LACONIA – While some things might have gone into a deep freeze this year due to the pandemic, the effort to launch the Gilda’s Club New Hampshire has continued to proceed.
The latest sign of progress is the recent announcement of the hiring of Scott Kalicki as executive director. Kalicki is a Laconia resident and is well-known as the former president of Lakes Region Community College. Kalicki, the local chapter’s first hire, started on Dec. 1.
Gilda’s Club is a network of organizations that serve as centers of support for cancer patients and their loved ones.
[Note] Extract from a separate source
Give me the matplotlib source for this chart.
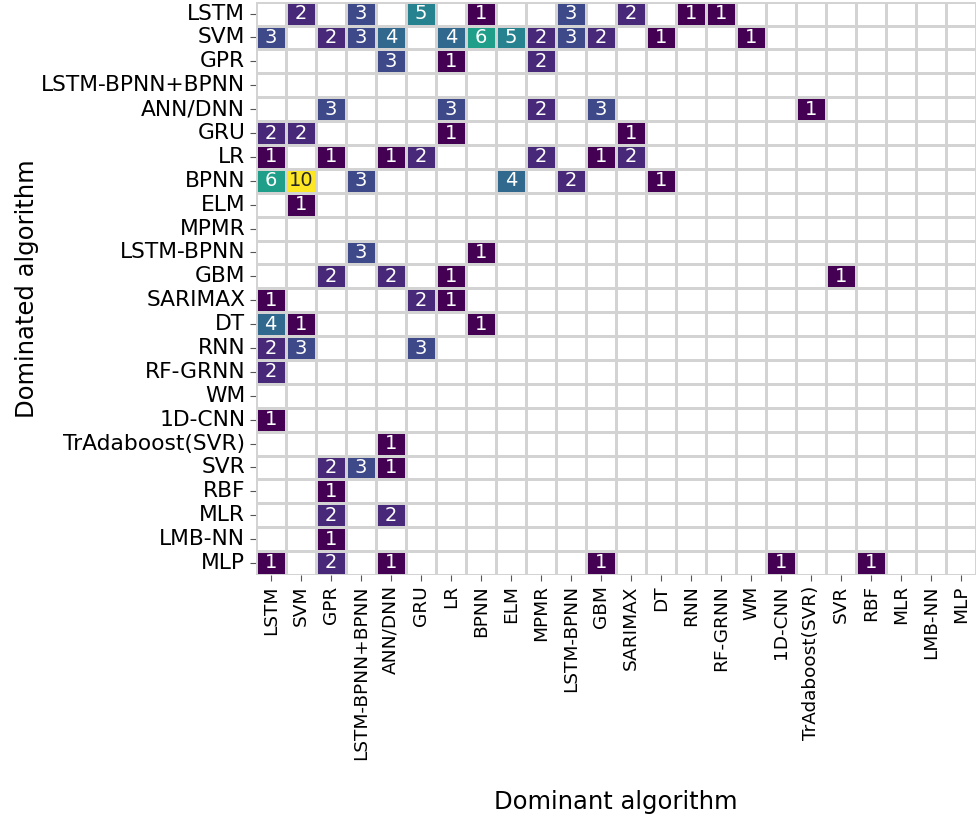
import numpy as np
import pandas as pd
import matplotlib
matplotlib.use("Agg")
import matplotlib.pyplot as plt
import seaborn as sns

algorithms = ["LSTM", "SVM", "GPR", "LSTM-BPNN+BPNN", "ANN/DNN", "GRU", "LR", "BPNN",
              "ELM", "MPMR", "LSTM-BPNN", "GBM", "SARIMAX", "DT", "RNN", "RF-GRNN", "WM",
              "1D-CNN", "TrAdaboost(SVR)", "SVR", "RBF", "MLR", "LMB-NN", "MLP"]

# rows: dominated algorithm, columns: dominant algorithm, 0 = no comparison
counts = [
    [0, 2, 0, 3, 0, 5, 0, 1, 0, 0, 3, 0, 2, 0, 1, 1, 0, 0, 0, 0, 0, 0, 0, 0],
    [3, 0, 2, 3, 4, 0, 4, 6, 5, 2, 3, 2, 0, 1, 0, 0, 1, 0, 0, 0, 0, 0, 0, 0],
    [0, 0, 0, 0, 3, 0, 1, 0, 0, 2, 0, 0, 0, 0, 0, 0, 0, 0, 0, 0, 0, 0, 0, 0],
    [0, 0, 0, 0, 0, 0, 0, 0, 0, 0, 0, 0, 0, 0, 0, 0, 0, 0, 0, 0, 0, 0, 0, 0],
    [0, 0, 3, 0, 0, 0, 3, 0, 0, 2, 0, 3, 0, 0, 0, 0, 0, 0, 1, 0, 0, 0, 0, 0],
    [2, 2, 0, 0, 0, 0, 1, 0, 0, 0, 0, 0, 1, 0, 0, 0, 0, 0, 0, 0, 0, 0, 0, 0],
    [1, 0, 1, 0, 1, 2, 0, 0, 0, 2, 0, 1, 2, 0, 0, 0, 0, 0, 0, 0, 0, 0, 0, 0],
    [6, 10, 0, 3, 0, 0, 0, 0, 4, 0, 2, 0, 0, 1, 0, 0, 0, 0, 0, 0, 0, 0, 0, 0],
    [0, 1, 0, 0, 0, 0, 0, 0, 0, 0, 0, 0, 0, 0, 0, 0, 0, 0, 0, 0, 0, 0, 0, 0],
    [0, 0, 0, 0, 0, 0, 0, 0, 0, 0, 0, 0, 0, 0, 0, 0, 0, 0, 0, 0, 0, 0, 0, 0],
    [0, 0, 0, 3, 0, 0, 0, 1, 0, 0, 0, 0, 0, 0, 0, 0, 0, 0, 0, 0, 0, 0, 0, 0],
    [0, 0, 2, 0, 2, 0, 1, 0, 0, 0, 0, 0, 0, 0, 0, 0, 0, 0, 0, 1, 0, 0, 0, 0],
    [1, 0, 0, 0, 0, 2, 1, 0, 0, 0, 0, 0, 0, 0, 0, 0, 0, 0, 0, 0, 0, 0, 0, 0],
    [4, 1, 0, 0, 0, 0, 0, 1, 0, 0, 0, 0, 0, 0, 0, 0, 0, 0, 0, 0, 0, 0, 0, 0],
    [2, 3, 0, 0, 0, 3, 0, 0, 0, 0, 0, 0, 0, 0, 0, 0, 0, 0, 0, 0, 0, 0, 0, 0],
    [2, 0, 0, 0, 0, 0, 0, 0, 0, 0, 0, 0, 0, 0, 0, 0, 0, 0, 0, 0, 0, 0, 0, 0],
    [0, 0, 0, 0, 0, 0, 0, 0, 0, 0, 0, 0, 0, 0, 0, 0, 0, 0, 0, 0, 0, 0, 0, 0],
    [1, 0, 0, 0, 0, 0, 0, 0, 0, 0, 0, 0, 0, 0, 0, 0, 0, 0, 0, 0, 0, 0, 0, 0],
    [0, 0, 0, 0, 1, 0, 0, 0, 0, 0, 0, 0, 0, 0, 0, 0, 0, 0, 0, 0, 0, 0, 0, 0],
    [0, 0, 2, 3, 1, 0, 0, 0, 0, 0, 0, 0, 0, 0, 0, 0, 0, 0, 0, 0, 0, 0, 0, 0],
    [0, 0, 1, 0, 0, 0, 0, 0, 0, 0, 0, 0, 0, 0, 0, 0, 0, 0, 0, 0, 0, 0, 0, 0],
    [0, 0, 2, 0, 2, 0, 0, 0, 0, 0, 0, 0, 0, 0, 0, 0, 0, 0, 0, 0, 0, 0, 0, 0],
    [0, 0, 1, 0, 0, 0, 0, 0, 0, 0, 0, 0, 0, 0, 0, 0, 0, 0, 0, 0, 0, 0, 0, 0],
    [1, 0, 2, 0, 1, 0, 0, 0, 0, 0, 0, 1, 0, 0, 0, 0, 0, 1, 0, 0, 1, 0, 0, 0],
]

df = pd.DataFrame(counts, index=algorithms, columns=algorithms).replace(0, np.nan)

fig = plt.figure(figsize=(9.76, 8.19), dpi=100)
ax = fig.add_axes([0.262, 0.298, 0.738, 0.70])

sns.heatmap(df, ax=ax, cmap="viridis", vmin=1, vmax=10, annot=True, fmt=".0f",
            annot_kws={"fontsize": 14}, linewidths=1.0, linecolor="lightgray",
            cbar=False, square=False)

# light grid on cell borders so empty cells show too
n = len(algorithms)
ax.set_xticks(np.arange(n + 1), minor=True)
ax.set_yticks(np.arange(n + 1), minor=True)
ax.grid(which="minor", color="lightgray", linewidth=1.0)
ax.tick_params(which="minor", length=0)
ax.set_axisbelow(True)
ax.set_facecolor("white")

ax.set_xticks(np.arange(n) + 0.5)
ax.set_xticklabels(algorithms, rotation=90, fontsize=13.3)
ax.set_yticks(np.arange(n) + 0.5)
ax.set_yticklabels(algorithms, rotation=0, fontsize=15.7)
ax.tick_params(which="major", length=4, color="#555555")
ax.set_xlabel("Dominant algorithm", fontsize=17.5)
ax.set_ylabel("Dominated algorithm", fontsize=17.5)
ax.xaxis.set_label_coords(0.5, -0.375)
ax.yaxis.set_label_coords(-0.301, 0.5)
for s in ax.spines.values():
    s.set_visible(False)

fig.savefig("out.png", dpi=100)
Named in honor of Gilda Radner, member of the original cast of Saturday Night Live, the first Gilda’s Club was opened nearly 30 years ago in New York City. There are now Gilda’s Clubs across the country – but none in Northern New England.
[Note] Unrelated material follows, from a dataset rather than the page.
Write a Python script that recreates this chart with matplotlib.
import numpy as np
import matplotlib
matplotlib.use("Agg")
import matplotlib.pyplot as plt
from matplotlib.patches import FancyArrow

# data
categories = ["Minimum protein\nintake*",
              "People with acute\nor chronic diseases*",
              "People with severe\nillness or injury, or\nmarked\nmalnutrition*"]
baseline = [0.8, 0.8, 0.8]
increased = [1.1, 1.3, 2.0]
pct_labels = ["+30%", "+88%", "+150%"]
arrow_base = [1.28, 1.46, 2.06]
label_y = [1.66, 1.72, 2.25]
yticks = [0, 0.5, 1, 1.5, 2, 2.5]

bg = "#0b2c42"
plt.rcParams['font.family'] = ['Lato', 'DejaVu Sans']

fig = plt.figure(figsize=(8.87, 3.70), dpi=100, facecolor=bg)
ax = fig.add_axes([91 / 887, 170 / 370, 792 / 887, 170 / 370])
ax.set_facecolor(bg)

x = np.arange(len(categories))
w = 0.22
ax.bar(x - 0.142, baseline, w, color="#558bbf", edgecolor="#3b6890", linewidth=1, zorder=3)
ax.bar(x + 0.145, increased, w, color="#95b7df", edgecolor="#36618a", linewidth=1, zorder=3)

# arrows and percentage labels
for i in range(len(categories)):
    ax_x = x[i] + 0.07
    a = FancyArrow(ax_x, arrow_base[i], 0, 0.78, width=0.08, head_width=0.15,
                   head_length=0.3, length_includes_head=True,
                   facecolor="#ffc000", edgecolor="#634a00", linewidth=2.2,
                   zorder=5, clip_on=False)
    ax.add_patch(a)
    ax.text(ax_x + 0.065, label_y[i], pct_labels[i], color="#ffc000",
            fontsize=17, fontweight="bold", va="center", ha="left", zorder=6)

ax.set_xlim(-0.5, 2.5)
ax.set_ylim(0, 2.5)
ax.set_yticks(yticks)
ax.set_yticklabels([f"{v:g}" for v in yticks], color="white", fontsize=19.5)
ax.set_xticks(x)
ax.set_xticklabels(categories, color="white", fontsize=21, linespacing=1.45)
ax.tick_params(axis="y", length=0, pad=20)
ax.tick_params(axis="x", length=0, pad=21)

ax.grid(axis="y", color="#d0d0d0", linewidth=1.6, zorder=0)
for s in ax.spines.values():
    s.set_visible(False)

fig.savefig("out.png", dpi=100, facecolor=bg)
The effort to start one locally goes back a little more than two years, when Pat Anderson decided to fill the gap in service she found after moving here. Anderson, a breast cancer survivor, had formed a club in Madison, Wisconsin, when she lived there temporarily to help her mother through her illness. She was troubled to realize that there wasn’t anything like a Gilda’s Club in New Hampshire – even though the state ranks in the top quarter of new cancer diagnoses, according to the Centers for Disease Control.
Anderson’s goal, said Kalicki, is for the local chapter of Gilda’s Club to open in 2021. To do that, they will need to identify a space, and to raise the money necessary to secure it.
Gilda’s Clubs are comfortable and home-like in atmosphere, places where anyone can drop in for social interaction, structured programming or just quiet reflection. Kalicki said they would be looking for something in the 3,000- to 3,500-square-foot range, located in a place that is easy to find and access, with outdoor space that could be used during nice weather, and with adequate parking capacity nearby. Because they envision the club as drawing from all corners of the state, they think the Lakes Region, and Laconia in particular, would make for a good geographical location.
If they can’t find a long-term solution, they would consider a highly visible office space, somewhere they could “hang a shingle out, so to speak,” said Kalicki.
Even without a location, Gilda’s Club New Hampshire has already started reaching out to local people whose lives have been touched by cancer. They have held some online and virtual events, in keeping of this year’s emphasis on social distancing.
“We will look to continue that,” Kalicki said. “We think that’s an important way to serve the needs of the community so people can see what we do.”
The Gilda’s Club New Hampshire Facebook page currently has about 150 followers, but Kalicki said that there are “easily several hundred” who would benefit from the organization’s services.
Given the prevalence of the disease, it’s the rare person who has never been diagnosed with, or who doesn’t have a friend or family member who has suffered from cancer. Kalicki was in that minority, he said, until his mother’s diagnosis.
“Up to that point in my life, I was not someone who was, as Gilda Radner said, a member to an elite club that I didn’t want to be a part of,” he said, referring to a phrase that Radner used to describe her life as a cancer patient.
“It caused me to really pay attention to the issue and to the struggles and to how it really impacts life, and how important it is that no one is alone when they’re dealing with cancer,” Kalicki said. “I didn’t have a Gilda’s Club. It would have been helpful, when that reality smacked me in the face, to have a supportive community to go to.”